Ford announced yesterday that low levels of the bacteria that causes Legionnaires’ disease had been discovered on machinery at the Ford F-150 plant in Dearborn, Michigan. The Ford Rouge complex currently employs about 4,400 people and the F-150, and F-150 Raptor are both constructed at the plant. Of the 4,400 workers at the Rogue complex, 4,200 of them are said to be hourly workers.
Ford said it had told workers low levels of Legionella bacteria had been detected on the site and there was no health risk to employees. Ford says that it has steps in place in its water-quality management program to manage any discovered legionella bacteria found in its F-150 plant and other facilities.
CBS News reports that a Ford spokesperson reached out via email and stated that the equipment where the bacteria was found was immediately disinfected. The spokesperson also confirmed that the level of the bacteria found was very low and presented no health risk to the Rogue F-150 plant workforce. Ford’s spokesperson noted that the automaker was unaware of anyone that had contracted the bacteria.

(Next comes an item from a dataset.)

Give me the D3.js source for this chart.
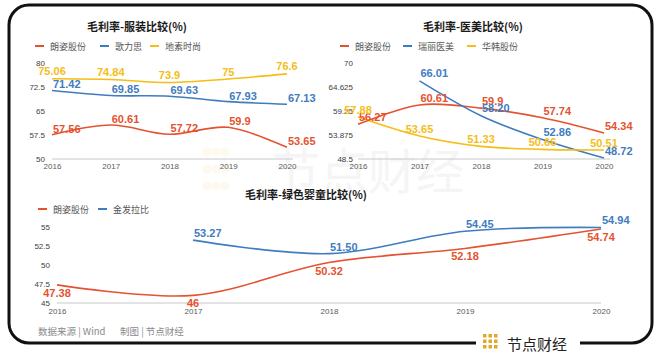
<!DOCTYPE html>
<html>
<head>
<meta charset="utf-8">
<script src="https://cdn.jsdelivr.net/npm/d3@7"></script>
<style>
  body { margin: 0; background: #fff; }
  svg { display: block; }
  text { font-family: "Liberation Sans", Arial, sans-serif; }
  .cjk { font-family: "Noto Sans CJK SC", "Noto Sans", sans-serif; }
</style>
</head>
<body>
<svg width="660" height="354"></svg>
<script>
// ---- data ----
const years = ["2016", "2017", "2018", "2019", "2020"];

const apparelTicks = [50, 57.5, 65, 72.5, 80];
const langziApparel = [57.56, 60.61, 57.72, 59.9, 53.65];
const ellassay = [71.42, 69.85, 69.63, 67.93, 67.13];
const dazzle = [75.06, 74.84, 73.9, 75, 76.6];

const medTicks = [48.5, 53.875, 59.25, 64.625, 70];
const langziMed = [56.27, 60.61, 59.9, 57.74, 54.34];
const ruili = [null, 66.01, 58.20, 52.86, 48.72];
const huahan = [57.88, 53.65, 51.33, 50.66, 50.51];

const babyTicks = [45, 47.5, 50, 52.5, 55];
const langziBaby = [47.38, 46, 50.32, 52.18, 54.74];
const jinfa = [null, 53.27, 51.50, 54.45, 54.94];

const RED = "#E5522F", BLUE = "#3F7CC0", YELLOW = "#F5BD16";

const svg = d3.select("svg");
svg.append("rect").attr("width", 660).attr("height", 354).attr("fill", "#fff");

// faint watermark in the middle
const wm = svg.append("g").attr("class", "watermark");
for (let r = 0; r < 3; r++) {
    for (let c = 0; c < 3; c++) {
        wm.append("circle")
            .attr("cx", 207 + c * 9).attr("cy", 152 + r * 17)
            .attr("r", 4.5).attr("fill", "#fdf9ef");
    }
}
wm.append("text").attr("class", "cjk")
    .attr("x", 272).attr("y", 189)
    .attr("font-size", 48).attr("fill", "#f5f5f5")
    .text("节点财经");

const panels = [
    {
        title: "毛利率-服装比较(%)", titleX: 137, titleY: 26,
        legendY: 46, legendX: [35, 100, 150],
        x0: 52, x1: 287, axisEnd: 293, yTop: 63, yBottom: 159,
        ticks: apparelTicks, yLabelX: 45, xLabelY: 168,
        series: [
            { name: "朗姿股份", values: langziApparel, color: RED, anchor: "start", dx: 1, dy: -6 },
            { name: "歌力思", values: ellassay, color: BLUE, anchor: "start", dx: 1, dy: -6 },
            { name: "地素时尚", values: dazzle, color: YELLOW, anchor: "middle", dx: 0, dy: -7.5 }
        ]
    },
    {
        title: "毛利率-医美比较(%)", titleX: 473, titleY: 26,
        legendY: 46, legendX: [340, 403, 467],
        x0: 358, x1: 604, axisEnd: 610, yTop: 63, yBottom: 159,
        ticks: medTicks, yLabelX: 353, xLabelY: 168,
        series: [
            { name: "朗姿股份", values: langziMed, color: RED, anchor: "start", dx: 1, dy: -7 },
            { name: "瑞丽医美", values: ruili, color: BLUE, anchor: "start", dx: 1, dy: -7.5, fixed: 2 },
            { name: "华韩股份", values: huahan, color: YELLOW, anchor: "middle", dx: 0, dy: -7 }
        ]
    },
    {
        title: "毛利率-绿色婴童比较(%)", titleX: 306, titleY: 194,
        legendY: 209, legendX: [38, 98],
        x0: 57, x1: 601, axisEnd: 601, yTop: 227, yBottom: 303,
        ticks: babyTicks, yLabelX: 50, xLabelY: 313,
        series: [
            { name: "朗姿股份", values: langziBaby, color: RED, anchor: "middle", dx: 0, dy: 8 },
            { name: "金发拉比", values: jinfa, color: BLUE, anchor: "start", dx: 1, dy: -7, fixed: 2 }
        ]
    }
];

panels.forEach(p => {
    const g = svg.append("g");
    const x = d3.scalePoint().domain(years).range([p.x0, p.x1]);
    const y = d3.scaleLinear()
        .domain([p.ticks[0], p.ticks[p.ticks.length - 1]])
        .range([p.yBottom, p.yTop]);

    // title
    g.append("text").attr("class", "cjk")
        .attr("x", p.titleX).attr("y", p.titleY)
        .attr("text-anchor", "middle").attr("dominant-baseline", "central")
        .attr("font-size", 11).attr("font-weight", "bold").attr("fill", "#1a1a1a")
        .text(p.title);

    // legend
    p.series.forEach((s, i) => {
        const lx = p.legendX[i];
        g.append("line")
            .attr("x1", lx).attr("x2", lx + 9)
            .attr("y1", p.legendY).attr("y2", p.legendY)
            .attr("stroke", s.color).attr("stroke-width", 2);
        g.append("text").attr("class", "cjk")
            .attr("x", lx + 15).attr("y", p.legendY)
            .attr("dominant-baseline", "central")
            .attr("font-size", 9).attr("fill", "#555")
            .text(s.name);
    });

    // baseline
    g.append("line")
        .attr("x1", p.x0).attr("x2", p.axisEnd)
        .attr("y1", p.yBottom).attr("y2", p.yBottom)
        .attr("stroke", "#c8c8c8").attr("stroke-width", 1);

    // y axis labels
    const yAxis = g.append("g")
        .attr("transform", `translate(${p.yLabelX},0)`)
        .call(d3.axisLeft(y).tickValues(p.ticks).tickSize(0).tickPadding(0)
            .tickFormat(d => String(d)));
    yAxis.select(".domain").remove();
    yAxis.selectAll("text")
        .attr("font-family", "'Liberation Sans', Arial, sans-serif")
        .attr("font-size", 8).attr("fill", "#404040");

    // x axis labels
    const xAxis = g.append("g")
        .attr("transform", `translate(0,${p.xLabelY - 5})`)
        .call(d3.axisBottom(x).tickSize(0).tickPadding(0));
    xAxis.select(".domain").remove();
    xAxis.selectAll("text")
        .attr("font-family", "'Liberation Sans', Arial, sans-serif")
        .attr("font-size", 8).attr("fill", "#595959");

    const line = d3.line()
        .x(d => x(d.year))
        .y(d => y(d.v))
        .curve(d3.curveCardinal.tension(0));

    p.series.forEach(s => {
        const pts = years.map((yr, i) => ({ year: yr, v: s.values[i] }));
        g.append("path")
            .datum(pts.filter(d => d.v !== null))
            .attr("fill", "none")
            .attr("stroke", s.color)
            .attr("stroke-width", 1.6)
            .attr("d", line);
    });

    // data labels drawn after lines
    p.series.forEach(s => {
        const pts = years.map((yr, i) => ({ year: yr, v: s.values[i] })).filter(d => d.v !== null);
        g.selectAll(null)
            .data(pts)
            .enter()
            .append("text")
            .attr("x", d => x(d.year) + s.dx)
            .attr("y", d => y(d.v) + s.dy)
            .attr("text-anchor", s.anchor)
            .attr("dominant-baseline", "central")
            .attr("font-size", 11).attr("font-weight", "bold")
            .attr("fill", s.color)
            .text(d => s.fixed ? d.v.toFixed(s.fixed) : String(d.v));
    });
});

// footer
svg.append("text").attr("class", "cjk")
    .attr("x", 38).attr("y", 331)
    .attr("dominant-baseline", "central")
    .attr("font-size", 9.5).attr("fill", "#8a8a8a")
    .text("数据来源 | Wind");
svg.append("text").attr("class", "cjk")
    .attr("x", 120).attr("y", 331)
    .attr("dominant-baseline", "central")
    .attr("font-size", 9.5).attr("fill", "#8a8a8a")
    .text("制图 | 节点财经");

// frame with a gap for the logo
svg.append("rect")
    .attr("x", 9).attr("y", 5).attr("width", 643).attr("height", 338)
    .attr("rx", 20).attr("ry", 20)
    .attr("fill", "none").attr("stroke", "#111").attr("stroke-width", 3);
svg.append("rect")
    .attr("x", 476).attr("y", 338).attr("width", 104).attr("height", 12)
    .attr("fill", "#fff");

const logo = svg.append("g");
for (let r = 0; r < 3; r++) {
    for (let c = 0; c < 3; c++) {
        logo.append("rect")
            .attr("x", 483 + c * 5.5).attr("y", 334 + r * 5.5)
            .attr("width", 3.5).attr("height", 3.5)
            .attr("fill", "#E3A72B");
    }
}
logo.append("text").attr("class", "cjk")
    .attr("x", 507).attr("y", 343)
    .attr("dominant-baseline", "central")
    .attr("font-size", 15).attr("fill", "#222")
    .text("节点财经");
</script>
</body>
</html>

Legionella bacteria causes Legionnaires’ disease, also known as Pontiac fever, which is a severe form of pneumonia according to the CDC. Symptoms of infection include shortness of breath, headache, fever, and muscle soreness. Most people who contract the disease are treated with antibiotics and recover, but hospitalization is required. The condition is dangerous, and one in ten who contract it die from the disease.
Ford has been talking up its revamped Chicago assembly plant this week. Vehicle production started back up at the facility, and Ford’s $1 billion investment included lots of upgrades to make the workforce more comfortable in the facility, including 41 new break rooms on the factory floor.